[image from Art Sentral Asia.]
A few years ago, when I was in journalism school, a friend of mine went to a panel of members of the Pulitzer Jury hosted at the school. She asked the panel members how they had managed careers in journalism, the brutally long hours and low pay, with their personal and family lives.
The men, many of whom had worked at several newspapers around the country, said it had always just worked out. One said his wife was a teacher, and she could get a job anywhere. Yes, there were long hours and demanding schedules and sometimes assignments far away, but most of them said their personal lives had just turned out ok.
The sole woman on the panel, an editor at a mid-sized city’s most prominent daily, said, “Actually, I’m divorced.” For my friend, and, by extension, me, this was maddeningly telling. It’s not so much that the men on the panel had clearly, continually made career decisions with their own interests trumping everyone else’s. It was that someone, i.e., their wives, in their lives had routinely made sacrifices and they didn’t even realize it. No, things just don’t turn out ok. Someone makes them so.
I was reminded of that when I read Tom Colicchio’s blog entry about the first woman to win the reality show contest he judges, Top Chef:
“Right or wrong, men plunge into their careers without much thought about how they’ll navigate the work/family balance. They assume someone — spouse, parent, paid caregiver — will materialize to take care of it (and usually someone does.)”

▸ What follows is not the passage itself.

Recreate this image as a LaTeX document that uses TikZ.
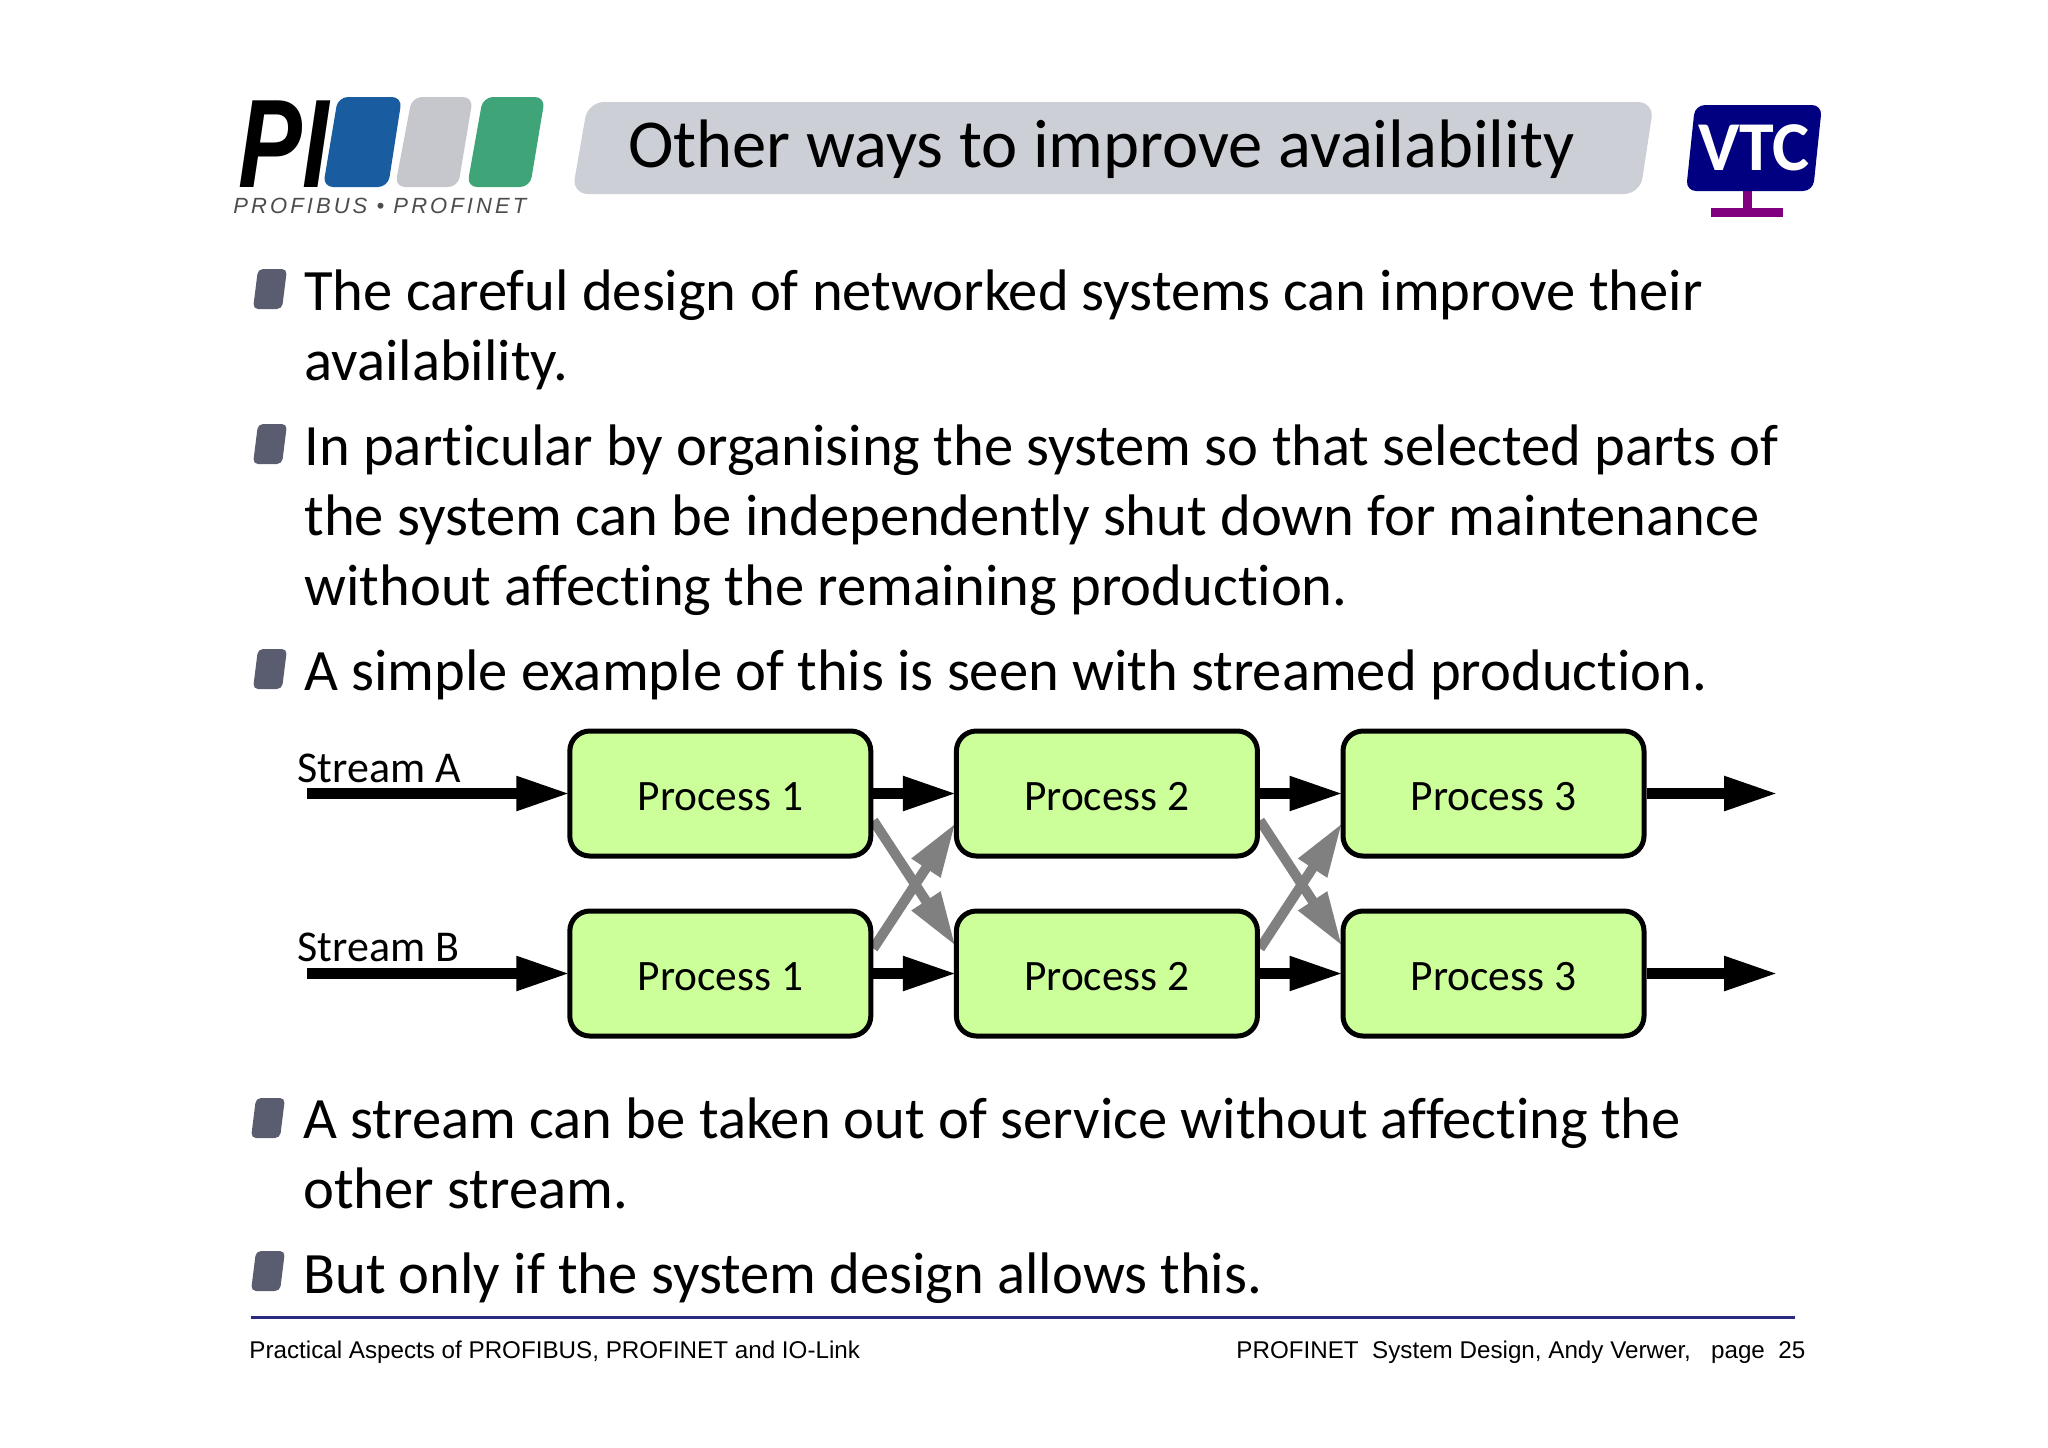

I’ve argued before that childcare and other domestic work is undervalued, and it is. But why is it, on a cultural level, the women who realize this? Why do we still make sacrifices every day that in the long-run make us unhappy but that men (as a whole, obviously not all men) don’t even seem to notice? And what do we do to fix it?
Communicating better seems to be the first thing, and a better division of labor. Maybe we’ll learn about it through same-sex marriages. In the meantime, if you’re in a relationship or a marriage or a partnership of any sort, man or woman, think about whether you’ve ever thought about, constructively, the ways your career choices will affected your household before you make them. If you haven’t, I’ll guarantee someone has.